* Dataset content:

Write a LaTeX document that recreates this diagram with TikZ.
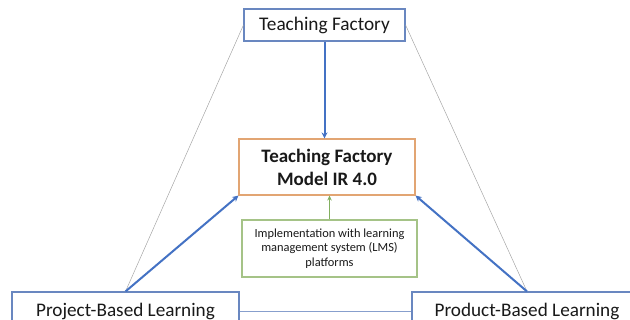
\documentclass[tikz,border=0pt]{standalone}
\usepackage{fontspec}
\setmainfont{Carlito}
\usetikzlibrary{arrows.meta}
\definecolor{boxblue}{RGB}{105,135,192}
\definecolor{arrowblue}{RGB}{68,114,196}
\definecolor{modelorange}{RGB}{226,165,115}
\definecolor{lmsgreen}{RGB}{165,195,135}
\definecolor{lmsarrowgreen}{RGB}{130,175,95}
\definecolor{thingray}{RGB}{160,160,160}
\definecolor{ink}{RGB}{25,25,25}
\tikzset{
  bluebox/.style={draw=boxblue, line width=1.1pt, text=ink, inner sep=0pt, align=center},
  modelbox/.style={draw=modelorange, line width=1.1pt, text=ink, inner sep=0pt, align=center},
  lmsbox/.style={draw=lmsgreen, line width=1.1pt, text=ink, inner sep=0pt, align=center},
  mainarrow/.style={draw=arrowblue, line width=2pt, -{Stealth[length=6pt,width=6pt]}},
  lmsarrow/.style={draw=lmsarrowgreen, line width=0.9pt, -{Stealth[length=5pt,width=4.5pt]}},
  thinlink/.style={draw=thingray, line width=0.45pt},
  flatlink/.style={draw=boxblue!80, line width=0.8pt}
}
\begin{document}
\begin{tikzpicture}[x=1pt,y=-1pt]
  \useasboundingbox (0,0) rectangle (630,320);
  \clip (0,0) rectangle (630,320);
  \fill[white] (0,0) rectangle (630,320);

  % boxes
  \node[bluebox, minimum width=161pt, minimum height=32pt, font=\fontsize{19.3}{22}\selectfont]
    (tf) at (324.5,25) {Teaching Factory};
  \node[modelbox, minimum width=176pt, minimum height=56pt, font=\bfseries\fontsize{19}{23}\selectfont]
    (model) at (327,167) {Teaching Factory\\Model IR 4.0};
  \node[lmsbox, minimum width=175pt, minimum height=57pt, font=\fontsize{12.4}{14.5}\selectfont]
    (lms) at (329.5,248.5) {Implementation with learning\\management system (LMS)\\platforms};
  \node[bluebox, minimum width=227pt, minimum height=38pt, font=\fontsize{19.2}{24}\selectfont]
    (pjbl) at (125.5,311) {Project-Based Learning};
  \node[bluebox, minimum width=230pt, minimum height=38pt, font=\fontsize{19.2}{24}\selectfont]
    (pdbl) at (527,311) {Product-Based Learning};

  % thin side links
  \draw[thinlink] (tf.west) -- (pjbl.north);
  \draw[thinlink] (tf.east) -- (pdbl.north);
  \draw[flatlink] (pjbl.east) -- (pdbl.west);

  % arrows into the model
  \draw[mainarrow] (tf.south) -- (tf.south |- model.north);
  \draw[mainarrow] (pjbl.north) -- (model.south west);
  \draw[mainarrow] (pdbl.north) -- (model.south east);
  \draw[lmsarrow] (lms.north) -- (lms.north |- model.south);
\end{tikzpicture}
\end{document}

* Requirements:
Copy every line of the data word for word, omitting the images.

* The response:
Write a LaTeX document that recreates this diagram with TikZ.
\documentclass[tikz,border=0pt]{standalone}
\usepackage{fontspec}
\setmainfont{Carlito}
\usetikzlibrary{arrows.meta}
\definecolor{boxblue}{RGB}{105,135,192}
\definecolor{arrowblue}{RGB}{68,114,196}
\definecolor{modelorange}{RGB}{226,165,115}
\definecolor{lmsgreen}{RGB}{165,195,135}
\definecolor{lmsarrowgreen}{RGB}{130,175,95}
\definecolor{thingray}{RGB}{160,160,160}
\definecolor{ink}{RGB}{25,25,25}
\tikzset{
  bluebox/.style={draw=boxblue, line width=1.1pt, text=ink, inner sep=0pt, align=center},
  modelbox/.style={draw=modelorange, line width=1.1pt, text=ink, inner sep=0pt, align=center},
  lmsbox/.style={draw=lmsgreen, line width=1.1pt, text=ink, inner sep=0pt, align=center},
  mainarrow/.style={draw=arrowblue, line width=2pt, -{Stealth[length=6pt,width=6pt]}},
  lmsarrow/.style={draw=lmsarrowgreen, line width=0.9pt, -{Stealth[length=5pt,width=4.5pt]}},
  thinlink/.style={draw=thingray, line width=0.45pt},
  flatlink/.style={draw=boxblue!80, line width=0.8pt}
}
\begin{document}
\begin{tikzpicture}[x=1pt,y=-1pt]
  \useasboundingbox (0,0) rectangle (630,320);
  \clip (0,0) rectangle (630,320);
  \fill[white] (0,0) rectangle (630,320);

  % boxes
  \node[bluebox, minimum width=161pt, minimum height=32pt, font=\fontsize{19.3}{22}\selectfont]
    (tf) at (324.5,25) {Teaching Factory};
  \node[modelbox, minimum width=176pt, minimum height=56pt, font=\bfseries\fontsize{19}{23}\selectfont]
    (model) at (327,167) {Teaching Factory\\Model IR 4.0};
  \node[lmsbox, minimum width=175pt, minimum height=57pt, font=\fontsize{12.4}{14.5}\selectfont]
    (lms) at (329.5,248.5) {Implementation with learning\\management system (LMS)\\platforms};
  \node[bluebox, minimum width=227pt, minimum height=38pt, font=\fontsize{19.2}{24}\selectfont]
    (pjbl) at (125.5,311) {Project-Based Learning};
  \node[bluebox, minimum width=230pt, minimum height=38pt, font=\fontsize{19.2}{24}\selectfont]
    (pdbl) at (527,311) {Product-Based Learning};

  % thin side links
  \draw[thinlink] (tf.west) -- (pjbl.north);
  \draw[thinlink] (tf.east) -- (pdbl.north);
  \draw[flatlink] (pjbl.east) -- (pdbl.west);

  % arrows into the model
  \draw[mainarrow] (tf.south) -- (tf.south |- model.north);
  \draw[mainarrow] (pjbl.north) -- (model.south west);
  \draw[mainarrow] (pdbl.north) -- (model.south east);
  \draw[lmsarrow] (lms.north) -- (lms.north |- model.south);
\end{tikzpicture}
\end{document}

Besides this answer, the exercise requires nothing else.